▸ **STATED GOAL**: Copy the data word for word, keeping every line.

▸ **STORED DATA**:
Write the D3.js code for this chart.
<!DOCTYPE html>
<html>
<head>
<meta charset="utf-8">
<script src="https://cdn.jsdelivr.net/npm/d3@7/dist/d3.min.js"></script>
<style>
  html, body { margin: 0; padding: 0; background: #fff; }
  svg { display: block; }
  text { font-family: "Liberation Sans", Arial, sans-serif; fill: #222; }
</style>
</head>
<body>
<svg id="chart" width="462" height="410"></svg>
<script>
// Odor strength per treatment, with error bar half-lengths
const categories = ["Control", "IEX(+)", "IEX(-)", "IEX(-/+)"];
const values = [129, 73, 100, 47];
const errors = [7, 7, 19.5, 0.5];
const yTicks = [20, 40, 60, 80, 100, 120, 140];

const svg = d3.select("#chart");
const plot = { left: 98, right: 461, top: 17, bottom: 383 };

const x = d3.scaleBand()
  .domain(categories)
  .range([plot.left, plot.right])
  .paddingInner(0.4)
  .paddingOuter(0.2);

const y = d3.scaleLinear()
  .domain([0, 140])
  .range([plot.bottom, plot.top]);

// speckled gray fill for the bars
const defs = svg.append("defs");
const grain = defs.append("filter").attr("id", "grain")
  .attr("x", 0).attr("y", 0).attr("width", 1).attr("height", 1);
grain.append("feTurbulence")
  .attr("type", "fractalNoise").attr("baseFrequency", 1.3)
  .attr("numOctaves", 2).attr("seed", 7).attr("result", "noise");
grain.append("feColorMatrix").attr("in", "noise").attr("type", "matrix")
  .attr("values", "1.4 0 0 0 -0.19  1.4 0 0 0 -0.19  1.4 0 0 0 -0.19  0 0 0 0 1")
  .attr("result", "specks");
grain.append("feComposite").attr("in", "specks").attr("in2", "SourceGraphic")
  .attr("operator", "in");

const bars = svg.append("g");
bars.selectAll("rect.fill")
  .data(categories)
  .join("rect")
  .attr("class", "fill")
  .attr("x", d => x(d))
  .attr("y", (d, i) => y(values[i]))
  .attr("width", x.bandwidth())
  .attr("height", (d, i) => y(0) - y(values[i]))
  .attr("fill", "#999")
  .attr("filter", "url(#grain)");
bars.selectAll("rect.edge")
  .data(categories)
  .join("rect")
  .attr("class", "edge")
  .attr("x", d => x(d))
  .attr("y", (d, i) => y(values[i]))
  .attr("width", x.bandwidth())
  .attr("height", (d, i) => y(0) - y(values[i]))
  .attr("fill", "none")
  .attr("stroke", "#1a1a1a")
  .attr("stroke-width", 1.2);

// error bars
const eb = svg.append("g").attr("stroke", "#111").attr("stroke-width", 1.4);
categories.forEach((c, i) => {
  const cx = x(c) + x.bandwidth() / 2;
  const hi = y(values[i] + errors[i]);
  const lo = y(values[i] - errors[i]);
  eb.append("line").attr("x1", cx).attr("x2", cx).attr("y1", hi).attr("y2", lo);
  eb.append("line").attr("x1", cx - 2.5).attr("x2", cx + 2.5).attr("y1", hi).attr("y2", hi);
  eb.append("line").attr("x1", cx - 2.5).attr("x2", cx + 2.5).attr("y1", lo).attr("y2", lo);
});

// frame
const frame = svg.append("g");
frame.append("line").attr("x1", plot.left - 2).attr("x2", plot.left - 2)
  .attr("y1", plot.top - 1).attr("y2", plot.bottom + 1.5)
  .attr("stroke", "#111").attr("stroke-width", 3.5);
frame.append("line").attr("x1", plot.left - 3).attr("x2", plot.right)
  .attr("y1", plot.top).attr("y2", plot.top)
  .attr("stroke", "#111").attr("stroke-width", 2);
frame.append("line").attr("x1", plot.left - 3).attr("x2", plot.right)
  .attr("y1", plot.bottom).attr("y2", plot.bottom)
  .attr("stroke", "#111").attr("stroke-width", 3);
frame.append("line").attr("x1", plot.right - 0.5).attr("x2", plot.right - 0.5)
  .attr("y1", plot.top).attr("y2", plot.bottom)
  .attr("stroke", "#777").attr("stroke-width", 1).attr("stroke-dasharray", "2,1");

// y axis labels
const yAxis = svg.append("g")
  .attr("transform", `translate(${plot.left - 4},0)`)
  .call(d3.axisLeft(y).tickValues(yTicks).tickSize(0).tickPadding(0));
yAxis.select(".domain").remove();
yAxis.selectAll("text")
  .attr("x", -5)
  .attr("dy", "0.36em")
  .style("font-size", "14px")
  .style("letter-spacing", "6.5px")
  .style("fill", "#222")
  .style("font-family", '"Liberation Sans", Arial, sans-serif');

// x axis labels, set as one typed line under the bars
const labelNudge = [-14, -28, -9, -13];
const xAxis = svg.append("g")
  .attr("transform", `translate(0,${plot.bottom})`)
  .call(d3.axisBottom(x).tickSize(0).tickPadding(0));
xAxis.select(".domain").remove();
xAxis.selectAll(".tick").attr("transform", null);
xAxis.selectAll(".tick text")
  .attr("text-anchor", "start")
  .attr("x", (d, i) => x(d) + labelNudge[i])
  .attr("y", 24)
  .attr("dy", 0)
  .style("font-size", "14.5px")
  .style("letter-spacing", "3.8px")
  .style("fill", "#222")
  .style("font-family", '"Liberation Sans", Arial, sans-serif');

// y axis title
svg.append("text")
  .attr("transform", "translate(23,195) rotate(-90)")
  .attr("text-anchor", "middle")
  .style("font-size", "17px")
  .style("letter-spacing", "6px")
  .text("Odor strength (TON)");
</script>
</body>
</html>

▸ **WORKED SOLUTION**:
Write the D3.js code for this chart.
<!DOCTYPE html>
<html>
<head>
<meta charset="utf-8">
<script src="https://cdn.jsdelivr.net/npm/d3@7/dist/d3.min.js"></script>
<style>
  html, body { margin: 0; padding: 0; background: #fff; }
  svg { display: block; }
  text { font-family: "Liberation Sans", Arial, sans-serif; fill: #222; }
</style>
</head>
<body>
<svg id="chart" width="462" height="410"></svg>
<script>
// Odor strength per treatment, with error bar half-lengths
const categories = ["Control", "IEX(+)", "IEX(-)", "IEX(-/+)"];
const values = [129, 73, 100, 47];
const errors = [7, 7, 19.5, 0.5];
const yTicks = [20, 40, 60, 80, 100, 120, 140];

const svg = d3.select("#chart");
const plot = { left: 98, right: 461, top: 17, bottom: 383 };

const x = d3.scaleBand()
  .domain(categories)
  .range([plot.left, plot.right])
  .paddingInner(0.4)
  .paddingOuter(0.2);

const y = d3.scaleLinear()
  .domain([0, 140])
  .range([plot.bottom, plot.top]);

// speckled gray fill for the bars
const defs = svg.append("defs");
const grain = defs.append("filter").attr("id", "grain")
  .attr("x", 0).attr("y", 0).attr("width", 1).attr("height", 1);
grain.append("feTurbulence")
  .attr("type", "fractalNoise").attr("baseFrequency", 1.3)
  .attr("numOctaves", 2).attr("seed", 7).attr("result", "noise");
grain.append("feColorMatrix").attr("in", "noise").attr("type", "matrix")
  .attr("values", "1.4 0 0 0 -0.19  1.4 0 0 0 -0.19  1.4 0 0 0 -0.19  0 0 0 0 1")
  .attr("result", "specks");
grain.append("feComposite").attr("in", "specks").attr("in2", "SourceGraphic")
  .attr("operator", "in");

const bars = svg.append("g");
bars.selectAll("rect.fill")
  .data(categories)
  .join("rect")
  .attr("class", "fill")
  .attr("x", d => x(d))
  .attr("y", (d, i) => y(values[i]))
  .attr("width", x.bandwidth())
  .attr("height", (d, i) => y(0) - y(values[i]))
  .attr("fill", "#999")
  .attr("filter", "url(#grain)");
bars.selectAll("rect.edge")
  .data(categories)
  .join("rect")
  .attr("class", "edge")
  .attr("x", d => x(d))
  .attr("y", (d, i) => y(values[i]))
  .attr("width", x.bandwidth())
  .attr("height", (d, i) => y(0) - y(values[i]))
  .attr("fill", "none")
  .attr("stroke", "#1a1a1a")
  .attr("stroke-width", 1.2);

// error bars
const eb = svg.append("g").attr("stroke", "#111").attr("stroke-width", 1.4);
categories.forEach((c, i) => {
  const cx = x(c) + x.bandwidth() / 2;
  const hi = y(values[i] + errors[i]);
  const lo = y(values[i] - errors[i]);
  eb.append("line").attr("x1", cx).attr("x2", cx).attr("y1", hi).attr("y2", lo);
  eb.append("line").attr("x1", cx - 2.5).attr("x2", cx + 2.5).attr("y1", hi).attr("y2", hi);
  eb.append("line").attr("x1", cx - 2.5).attr("x2", cx + 2.5).attr("y1", lo).attr("y2", lo);
});

// frame
const frame = svg.append("g");
frame.append("line").attr("x1", plot.left - 2).attr("x2", plot.left - 2)
  .attr("y1", plot.top - 1).attr("y2", plot.bottom + 1.5)
  .attr("stroke", "#111").attr("stroke-width", 3.5);
frame.append("line").attr("x1", plot.left - 3).attr("x2", plot.right)
  .attr("y1", plot.top).attr("y2", plot.top)
  .attr("stroke", "#111").attr("stroke-width", 2);
frame.append("line").attr("x1", plot.left - 3).attr("x2", plot.right)
  .attr("y1", plot.bottom).attr("y2", plot.bottom)
  .attr("stroke", "#111").attr("stroke-width", 3);
frame.append("line").attr("x1", plot.right - 0.5).attr("x2", plot.right - 0.5)
  .attr("y1", plot.top).attr("y2", plot.bottom)
  .attr("stroke", "#777").attr("stroke-width", 1).attr("stroke-dasharray", "2,1");

// y axis labels
const yAxis = svg.append("g")
  .attr("transform", `translate(${plot.left - 4},0)`)
  .call(d3.axisLeft(y).tickValues(yTicks).tickSize(0).tickPadding(0));
yAxis.select(".domain").remove();
yAxis.selectAll("text")
  .attr("x", -5)
  .attr("dy", "0.36em")
  .style("font-size", "14px")
  .style("letter-spacing", "6.5px")
  .style("fill", "#222")
  .style("font-family", '"Liberation Sans", Arial, sans-serif');

// x axis labels, set as one typed line under the bars
const labelNudge = [-14, -28, -9, -13];
const xAxis = svg.append("g")
  .attr("transform", `translate(0,${plot.bottom})`)
  .call(d3.axisBottom(x).tickSize(0).tickPadding(0));
xAxis.select(".domain").remove();
xAxis.selectAll(".tick").attr("transform", null);
xAxis.selectAll(".tick text")
  .attr("text-anchor", "start")
  .attr("x", (d, i) => x(d) + labelNudge[i])
  .attr("y", 24)
  .attr("dy", 0)
  .style("font-size", "14.5px")
  .style("letter-spacing", "3.8px")
  .style("fill", "#222")
  .style("font-family", '"Liberation Sans", Arial, sans-serif');

// y axis title
svg.append("text")
  .attr("transform", "translate(23,195) rotate(-90)")
  .attr("text-anchor", "middle")
  .style("font-size", "17px")
  .style("letter-spacing", "6px")
  .text("Odor strength (TON)");
</script>
</body>
</html>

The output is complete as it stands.